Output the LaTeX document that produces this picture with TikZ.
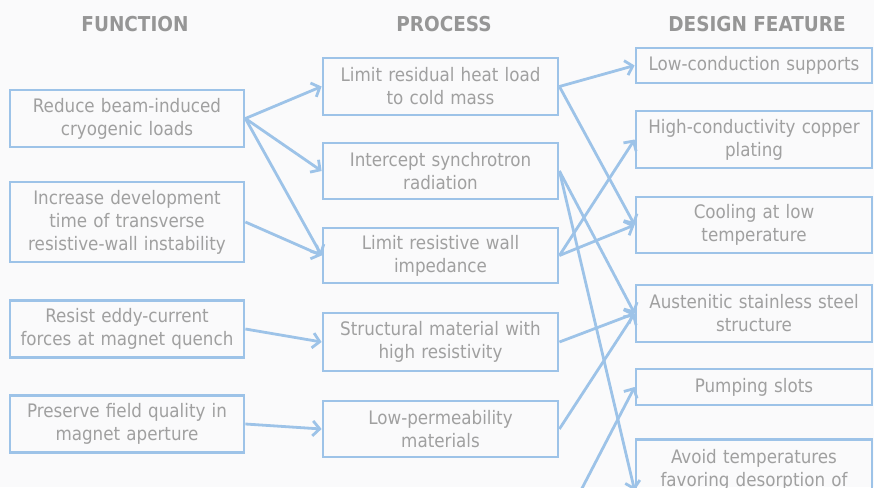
========================================================================
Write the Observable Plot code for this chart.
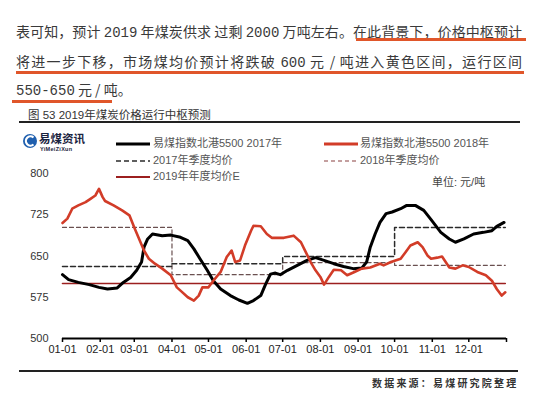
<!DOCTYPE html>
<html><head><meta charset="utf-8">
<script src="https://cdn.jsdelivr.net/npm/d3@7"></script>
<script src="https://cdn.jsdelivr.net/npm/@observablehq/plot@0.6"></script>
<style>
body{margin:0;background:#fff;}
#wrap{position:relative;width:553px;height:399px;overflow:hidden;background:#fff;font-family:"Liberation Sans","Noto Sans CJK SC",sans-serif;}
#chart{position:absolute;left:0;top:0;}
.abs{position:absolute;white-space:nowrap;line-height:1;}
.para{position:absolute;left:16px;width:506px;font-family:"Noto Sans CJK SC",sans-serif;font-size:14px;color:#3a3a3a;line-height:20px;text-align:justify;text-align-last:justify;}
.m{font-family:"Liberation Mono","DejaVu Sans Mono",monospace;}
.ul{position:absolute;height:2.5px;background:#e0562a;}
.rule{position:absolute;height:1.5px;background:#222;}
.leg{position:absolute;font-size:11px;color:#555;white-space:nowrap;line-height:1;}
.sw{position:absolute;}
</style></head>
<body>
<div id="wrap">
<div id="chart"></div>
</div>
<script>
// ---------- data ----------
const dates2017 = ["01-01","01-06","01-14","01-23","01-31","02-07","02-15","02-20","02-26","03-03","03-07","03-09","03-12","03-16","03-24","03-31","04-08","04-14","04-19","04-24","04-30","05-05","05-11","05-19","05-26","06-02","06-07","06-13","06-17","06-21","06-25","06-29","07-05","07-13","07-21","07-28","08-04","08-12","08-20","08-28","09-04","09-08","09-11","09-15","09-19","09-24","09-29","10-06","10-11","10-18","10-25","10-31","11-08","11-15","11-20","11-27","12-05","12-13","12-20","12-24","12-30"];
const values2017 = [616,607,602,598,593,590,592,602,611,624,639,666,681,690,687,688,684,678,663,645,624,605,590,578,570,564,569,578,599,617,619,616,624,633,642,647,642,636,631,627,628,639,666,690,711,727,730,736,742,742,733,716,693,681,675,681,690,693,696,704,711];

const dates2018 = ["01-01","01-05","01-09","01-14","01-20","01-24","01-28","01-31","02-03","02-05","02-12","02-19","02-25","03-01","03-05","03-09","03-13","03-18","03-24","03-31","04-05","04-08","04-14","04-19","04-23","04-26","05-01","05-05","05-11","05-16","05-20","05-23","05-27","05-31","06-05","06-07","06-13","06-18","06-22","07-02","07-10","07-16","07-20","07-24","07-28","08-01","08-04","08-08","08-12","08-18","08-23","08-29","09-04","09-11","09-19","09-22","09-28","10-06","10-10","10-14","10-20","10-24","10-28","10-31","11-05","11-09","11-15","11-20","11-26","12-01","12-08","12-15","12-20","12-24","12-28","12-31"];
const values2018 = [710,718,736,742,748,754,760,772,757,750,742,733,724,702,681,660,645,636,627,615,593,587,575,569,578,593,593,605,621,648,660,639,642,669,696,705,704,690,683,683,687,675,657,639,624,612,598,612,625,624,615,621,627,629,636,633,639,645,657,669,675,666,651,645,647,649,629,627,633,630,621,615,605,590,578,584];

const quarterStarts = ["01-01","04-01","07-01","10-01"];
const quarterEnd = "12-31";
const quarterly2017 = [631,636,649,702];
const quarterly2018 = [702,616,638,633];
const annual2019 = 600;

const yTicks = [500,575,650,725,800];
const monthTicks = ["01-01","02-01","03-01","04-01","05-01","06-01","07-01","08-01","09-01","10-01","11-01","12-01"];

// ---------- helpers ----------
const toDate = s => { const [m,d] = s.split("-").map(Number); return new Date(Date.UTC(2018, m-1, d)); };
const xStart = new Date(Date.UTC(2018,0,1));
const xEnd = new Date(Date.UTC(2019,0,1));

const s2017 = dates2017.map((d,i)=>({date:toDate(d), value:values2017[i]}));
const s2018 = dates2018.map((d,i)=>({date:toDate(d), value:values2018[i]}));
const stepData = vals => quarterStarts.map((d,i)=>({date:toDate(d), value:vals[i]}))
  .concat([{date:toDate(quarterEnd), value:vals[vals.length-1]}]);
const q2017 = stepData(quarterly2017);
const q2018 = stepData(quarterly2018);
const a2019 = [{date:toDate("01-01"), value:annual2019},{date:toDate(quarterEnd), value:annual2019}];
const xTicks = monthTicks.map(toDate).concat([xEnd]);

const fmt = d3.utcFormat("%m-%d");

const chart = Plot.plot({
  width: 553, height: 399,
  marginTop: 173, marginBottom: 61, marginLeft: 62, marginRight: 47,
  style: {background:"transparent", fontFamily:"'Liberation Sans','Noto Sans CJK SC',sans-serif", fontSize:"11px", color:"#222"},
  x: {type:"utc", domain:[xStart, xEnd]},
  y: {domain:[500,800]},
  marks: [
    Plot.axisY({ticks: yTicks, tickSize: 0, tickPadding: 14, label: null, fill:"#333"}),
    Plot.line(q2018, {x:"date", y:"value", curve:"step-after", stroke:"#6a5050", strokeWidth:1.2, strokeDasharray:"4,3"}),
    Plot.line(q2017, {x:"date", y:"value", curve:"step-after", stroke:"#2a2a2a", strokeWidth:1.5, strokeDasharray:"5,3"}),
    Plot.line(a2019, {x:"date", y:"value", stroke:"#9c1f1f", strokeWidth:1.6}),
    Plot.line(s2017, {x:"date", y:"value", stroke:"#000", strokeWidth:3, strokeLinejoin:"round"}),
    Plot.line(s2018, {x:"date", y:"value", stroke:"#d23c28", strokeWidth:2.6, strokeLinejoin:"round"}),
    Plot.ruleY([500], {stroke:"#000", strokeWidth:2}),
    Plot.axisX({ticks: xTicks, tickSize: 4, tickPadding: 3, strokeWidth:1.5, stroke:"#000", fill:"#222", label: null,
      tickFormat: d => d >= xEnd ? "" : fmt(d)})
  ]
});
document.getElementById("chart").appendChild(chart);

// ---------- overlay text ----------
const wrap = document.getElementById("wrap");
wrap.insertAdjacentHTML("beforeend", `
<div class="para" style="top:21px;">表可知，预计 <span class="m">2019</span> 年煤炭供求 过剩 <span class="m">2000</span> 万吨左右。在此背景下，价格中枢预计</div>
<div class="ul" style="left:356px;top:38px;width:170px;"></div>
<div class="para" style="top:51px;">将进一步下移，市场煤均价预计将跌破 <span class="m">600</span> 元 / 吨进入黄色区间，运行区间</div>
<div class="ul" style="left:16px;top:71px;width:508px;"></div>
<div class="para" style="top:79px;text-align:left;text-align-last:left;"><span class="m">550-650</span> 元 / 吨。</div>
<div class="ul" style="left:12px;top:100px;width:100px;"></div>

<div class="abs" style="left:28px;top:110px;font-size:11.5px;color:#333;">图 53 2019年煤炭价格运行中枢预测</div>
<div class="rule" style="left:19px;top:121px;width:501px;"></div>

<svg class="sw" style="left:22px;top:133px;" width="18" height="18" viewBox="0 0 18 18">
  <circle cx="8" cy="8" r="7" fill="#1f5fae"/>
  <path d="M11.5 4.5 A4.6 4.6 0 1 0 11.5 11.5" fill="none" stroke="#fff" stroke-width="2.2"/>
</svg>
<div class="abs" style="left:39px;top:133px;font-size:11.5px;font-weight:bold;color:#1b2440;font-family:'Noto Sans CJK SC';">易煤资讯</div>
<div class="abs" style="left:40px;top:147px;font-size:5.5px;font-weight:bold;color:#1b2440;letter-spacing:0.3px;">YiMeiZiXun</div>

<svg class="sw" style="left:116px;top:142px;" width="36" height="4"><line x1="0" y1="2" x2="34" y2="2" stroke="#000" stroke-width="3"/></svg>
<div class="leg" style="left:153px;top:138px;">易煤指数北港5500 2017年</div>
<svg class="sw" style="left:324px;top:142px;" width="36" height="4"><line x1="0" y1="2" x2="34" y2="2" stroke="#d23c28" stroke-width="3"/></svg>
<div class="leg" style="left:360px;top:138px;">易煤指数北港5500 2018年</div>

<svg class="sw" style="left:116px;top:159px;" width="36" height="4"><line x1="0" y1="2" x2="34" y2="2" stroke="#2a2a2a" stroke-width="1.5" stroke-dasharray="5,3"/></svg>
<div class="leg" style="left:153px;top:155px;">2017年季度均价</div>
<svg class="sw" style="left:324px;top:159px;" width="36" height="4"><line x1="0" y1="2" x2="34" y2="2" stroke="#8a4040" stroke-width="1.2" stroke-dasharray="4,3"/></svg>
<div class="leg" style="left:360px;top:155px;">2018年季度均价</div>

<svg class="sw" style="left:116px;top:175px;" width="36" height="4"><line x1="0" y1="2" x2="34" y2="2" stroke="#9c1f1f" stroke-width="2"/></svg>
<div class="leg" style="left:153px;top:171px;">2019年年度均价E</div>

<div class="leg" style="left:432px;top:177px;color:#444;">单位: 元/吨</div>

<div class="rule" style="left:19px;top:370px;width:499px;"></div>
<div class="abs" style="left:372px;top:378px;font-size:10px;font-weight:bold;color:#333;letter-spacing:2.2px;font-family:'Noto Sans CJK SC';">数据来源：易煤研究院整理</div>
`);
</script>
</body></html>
========================================================================
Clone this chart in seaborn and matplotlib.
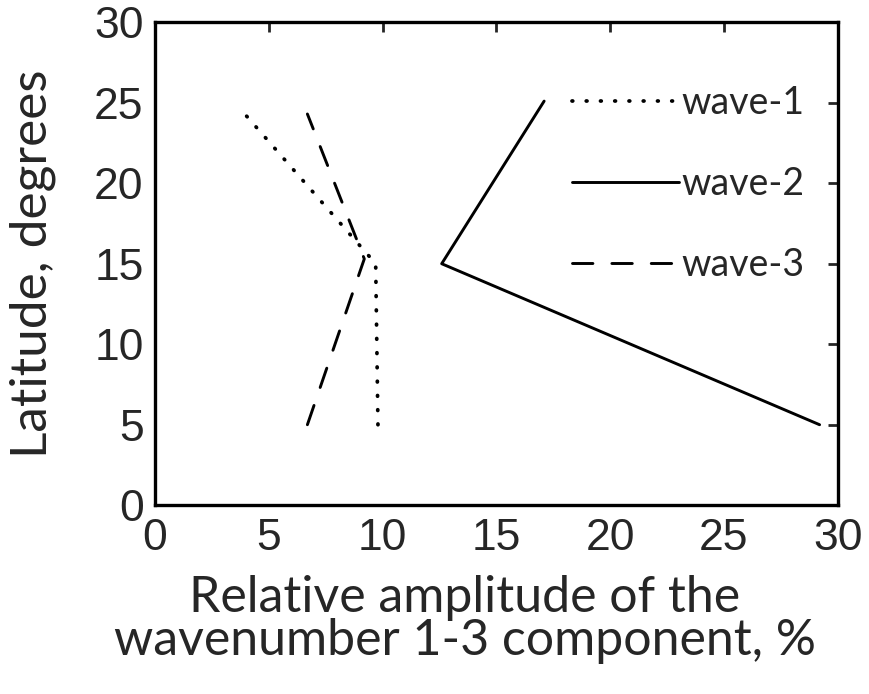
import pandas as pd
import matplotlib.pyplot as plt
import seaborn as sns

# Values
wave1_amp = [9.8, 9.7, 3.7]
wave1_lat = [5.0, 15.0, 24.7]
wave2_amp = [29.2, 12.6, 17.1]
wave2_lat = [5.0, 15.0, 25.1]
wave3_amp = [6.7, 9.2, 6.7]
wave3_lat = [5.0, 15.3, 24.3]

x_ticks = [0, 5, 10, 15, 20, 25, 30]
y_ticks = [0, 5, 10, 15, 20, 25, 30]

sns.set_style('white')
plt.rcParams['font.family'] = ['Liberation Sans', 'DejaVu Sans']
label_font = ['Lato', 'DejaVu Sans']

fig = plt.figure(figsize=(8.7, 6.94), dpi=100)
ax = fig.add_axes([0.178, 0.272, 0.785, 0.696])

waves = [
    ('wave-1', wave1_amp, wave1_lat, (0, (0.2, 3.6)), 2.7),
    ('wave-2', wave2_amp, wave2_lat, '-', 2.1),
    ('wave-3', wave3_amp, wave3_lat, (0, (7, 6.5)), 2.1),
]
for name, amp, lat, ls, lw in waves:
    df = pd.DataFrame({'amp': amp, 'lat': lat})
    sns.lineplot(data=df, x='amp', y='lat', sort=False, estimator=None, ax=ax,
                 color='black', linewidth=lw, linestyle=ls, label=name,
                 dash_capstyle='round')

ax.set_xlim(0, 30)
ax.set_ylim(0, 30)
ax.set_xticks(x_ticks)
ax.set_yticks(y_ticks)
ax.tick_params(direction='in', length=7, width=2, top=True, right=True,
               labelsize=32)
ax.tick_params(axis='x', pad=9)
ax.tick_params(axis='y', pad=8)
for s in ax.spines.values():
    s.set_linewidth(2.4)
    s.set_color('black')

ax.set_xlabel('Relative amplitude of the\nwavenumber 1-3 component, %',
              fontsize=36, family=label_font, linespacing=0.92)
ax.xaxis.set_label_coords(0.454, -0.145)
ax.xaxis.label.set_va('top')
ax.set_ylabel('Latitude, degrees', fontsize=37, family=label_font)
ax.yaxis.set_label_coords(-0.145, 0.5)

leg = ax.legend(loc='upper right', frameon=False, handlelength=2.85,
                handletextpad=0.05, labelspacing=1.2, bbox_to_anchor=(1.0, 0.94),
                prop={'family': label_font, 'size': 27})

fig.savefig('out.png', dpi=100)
========================================================================
Write down every line of the data above that includes the string "chart".

EXERCISE RESULT:
Write the Observable Plot code for this chart.
#chart{position:absolute;left:0;top:0;}
<div id="chart"></div>
const chart = Plot.plot({
document.getElementById("chart").appendChild(chart);
Clone this chart in seaborn and matplotlib.

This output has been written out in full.